I am convinced for the thousand times I have gotten this wrong, the one more terrible thing I could is to not try.  To stay in the shadow with dust collecting on my heart.

I may not shout it, but I am going to do my level best to live it.

This joy, this joy that comes from knowing Jesus.  I want it to bubble up and over when times are blissfully good and when every ounce of me wants to quit.

He remakes, He refines, He redeems.  Taking the ugly and forging beautiful.

Wednesday, April 11, 2018


This old oven.  It has seen us through thousands of meals.  The upper one still working like a workhorse, but the lower; it had started to let me down. 

We had literally two hundred folks for dinner and the bottom oven burned my potatoes. It was set at a warm at 200 degrees but decided to bake at 500. 

Ever since then I have kind of frowned at that oven.  Ever since then I have used it sparingly and cautiously.  In reality, it has become more of a cabinet than a cooker.

We plan to fix it, one day, probably when all the other stuff is fixed that drives me crazier. So, I ignored it.  I ignored it until the stinking little light just wouldn’t shut off. It seemed to tease me that it was still alive in all its erroneous splendor.

I remembered why the light was on.  After another party where it was no help to me, I shoved a pan inside, a pan that had not been scrubbed.  It was the holding area until I could get that chore done.  But this I recalled now with the oven light gleaming on it was a huge pan that had held a banquet of chicken.

Somehow not quite fitting in the oven, it held the door open enough to trigger the light. I would be lying if I said I addressed the problem quickly.

I came to think of the light as a reminder of things to do.  Pans to wash…

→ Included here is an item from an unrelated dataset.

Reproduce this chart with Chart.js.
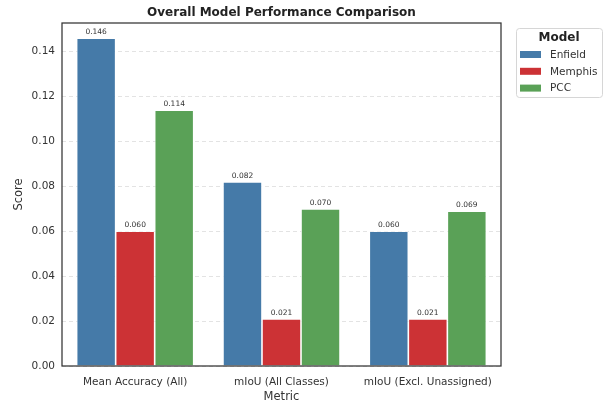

Finally, early one morning, I opened the problem oven and I found the over tall pan.  I slammed it into the sink to tell it exactly what I thought of it advertising my ineffectual house cleaning.

I cleaned it and put what my daddy would call, the “dad gum” pan away. To my surprise…………. the light was still on.  And I will admit one turned on in my head as well.  I believe I heard a choir sing, “FINALLY.”

I strolled over and pushed the little button that said, Light. 
To my delight the light turned off.

I try hard not to spiritualize my stupidity but in this case, as the light went off, it was as if every little problem I struggle with on a moment by moment basis lined up like little soldiers waging the battles I have grown so accustomed to.

I wondered just how many could be shut off.  Ones named fear.  Ones named control.  Ones named pride and ones named perfection.

They keep me up.  They steal my joy.  They blind me to what God is doing every day all around me. They cause me to see through a lens that is both unspiritual and completely self-focused.

The shutting off is not a onetime event.  It is a deliberate prayerful task of submitting, surrendering and seeing.  Seeing not with earthly eyes but spiritual ones.
Eyes that embrace the great truth of a great God that loves me and cares for me and carries me. The One that in every way lights my path. And the One that that grieves when I hold my own and usurp Him. 

He waits like a gentleman holding the door to something better.  Bidding me to walk through and blessing me in the process. Shutting off is not shutting down, it is not turning on but turning towards freedom.